September 19, 2000 update

Nautilus Institute Team Enters DPRK to Build Water-Lifting Windmill

BEIJING, SEPTEMBER 19, 2000 — A five-person expert mission of Nautilus staff and associates flew from Beijing to Pyongyang today. The group is heading for the village of Unhari in Onch’on Province on the coast west of Pyongyang to conduct maintenance on seven wind electric turbines constructed in 1998.

dprk-wind

The team will also construct a water-pumping windmill in Unhari for irrigation of food crops. On Aug. 28, Nautilus shipped two Parish water-pumping windmills from Earth Texas in an Evergreen cargo plane that flew from San Francisco direct to Pyongyang.

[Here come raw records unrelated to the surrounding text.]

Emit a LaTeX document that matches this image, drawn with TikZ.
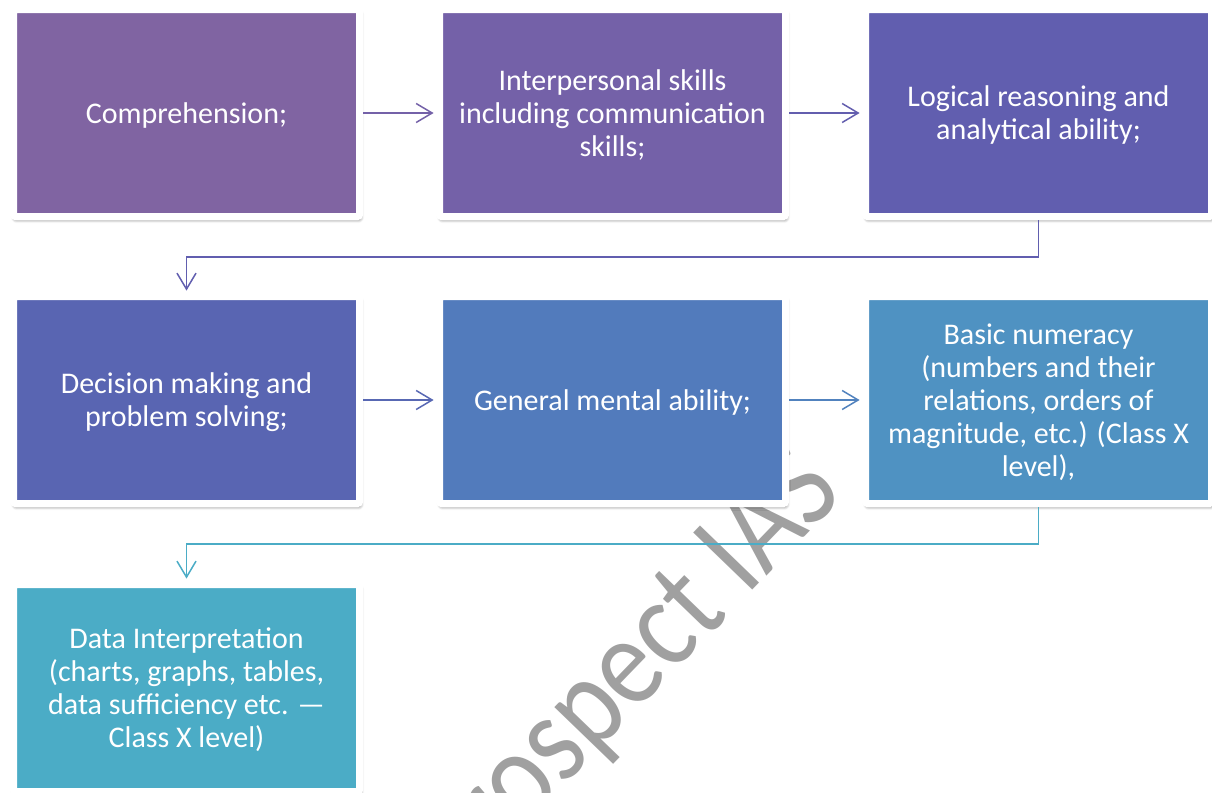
\documentclass[tikz,border=0pt]{standalone}
\usepackage{fontspec}
\usepackage{graphicx}
\setmainfont{Carlito}
\usetikzlibrary{arrows.meta,shadows.blur}
\definecolor{cA}{HTML}{8064A2}
\definecolor{cB}{HTML}{7461A8}
\definecolor{cC}{HTML}{615EAF}
\definecolor{cD}{HTML}{5965B2}
\definecolor{cE}{HTML}{527BBC}
\definecolor{cF}{HTML}{4F92C2}
\definecolor{cG}{HTML}{4BACC6}
\definecolor{wm}{HTML}{A0A0A0}
\tikzset{
  stepbox/.style={draw=white, line width=3.5pt, minimum width=173pt, minimum height=103.5pt,
    inner sep=0pt, rounded corners=1pt,
    blur shadow={shadow xshift=0.5pt, shadow yshift=-1.5pt, shadow blur steps=6, shadow blur radius=1.8pt, shadow opacity=60}},
  steptext/.style={text=white, align=center, inner sep=0pt, yshift=-1pt,
    font=\fontsize{15pt}{16.5pt}\selectfont},
  flow/.style={line width=0.75pt, -{Straight Barb[length=8pt,width=9.5pt,line width=0.75pt]}, shorten >=1.2pt},
  watermark/.style={text=wm, font=\fontsize{64pt}{70pt}\selectfont, rotate=46, inner sep=0pt, anchor=base west}
}
\begin{document}
\begin{tikzpicture}[x=0.5pt,y=-0.5pt]
\useasboundingbox (0,0) rectangle (1212,793);
\clip (0,0) rectangle (1212,793);
\node[watermark] (wmark) at (458,896) {\scalebox{0.86}[1]{Prospect IAS}};
\node[stepbox, fill=cA, label={[steptext]center:Comprehension;}] (b1) at (186.5,113) {};
\node[stepbox, fill=cB, label={[steptext]center:{Interpersonal skills\\including communication\\skills;}}] (b2) at (612.5,113) {};
\node[stepbox, fill=cC, label={[steptext]center:{Logical reasoning and\\analytical ability;}}] (b3) at (1038.5,113) {};
\node[stepbox, fill=cD, label={[steptext]center:{Decision making and\\problem solving;}}] (b4) at (186.5,400) {};
\node[stepbox, fill=cE, label={[steptext]center:{General mental ability;}}] (b5) at (612.5,400) {};
\node[stepbox, fill=cF, label={[steptext]center:{Basic numeracy\\(numbers and their\\relations, orders of\\magnitude, etc.) (Class X\\level),}}] (b6) at (1038.5,400) {};
\node[stepbox, fill=cG, label={[steptext]center:{Data Interpretation\\(charts, graphs, tables,\\data sufficiency etc. —\\Class X level)}}] (b7) at (186.5,688) {};
\draw[flow, draw=cB] (b1.east) -- (b2.west);
\draw[flow, draw=cC!90!cB] (b2.east) -- (b3.west);
\draw[flow, draw=cC] (b3.south) -- ++(0,37) -| (b4.north);
\draw[flow, draw=cD!85!cE] (b4.east) -- (b5.west);
\draw[flow, draw=cE!70!cF] (b5.east) -- (b6.west);
\draw[flow, draw=cG] (b6.south) -- ++(0,37) -| (b7.north);
\end{tikzpicture}
\end{document}
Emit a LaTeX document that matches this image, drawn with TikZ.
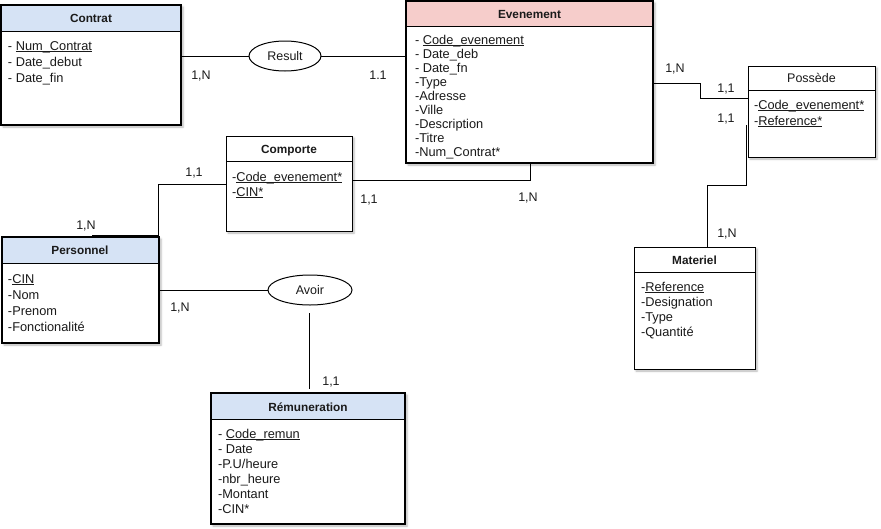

“The team plans to work with the DPRK Center for Non-Conventional Energy Technology Development to design and assemble a locally made DPRK water-pumping windmill in the future,” explained Dr. Peter Hayes, Executive Director of the Nautilus Institute. “The second unit shipped from Texas will be used as a design prototype for this purpose,” he added.

“Later, it will be installed on a joint Mercy Corps-DPRK agricultural development project in the DPRK,” he continued. “This cooperation is part of a new, more coordinated approach to US-DPRK non-governmental engagement.”

Also on the August flight was an ultraviolet light water purification unit for use in a DPRK hospital. The team will demonstrate the use of this unit, supplied by Water Health International, based in Berkeley, California.

“We are looking forward to working closely with DPRK technicians on the ground in the DPRK,” said Dr. Hayes. “This mission has been two years in the making, and the time is ripe for US-DPRK non-governmental cooperation to forge ahead in the aftermath of the ROK-DPRK Presidential Summit.”

The Nautilus team has five members: Dr. Hayes, head of delegation; Tim Savage; Mick Sagrillo; Chris Greacen; and David Von Hippel. The team returns on October 3.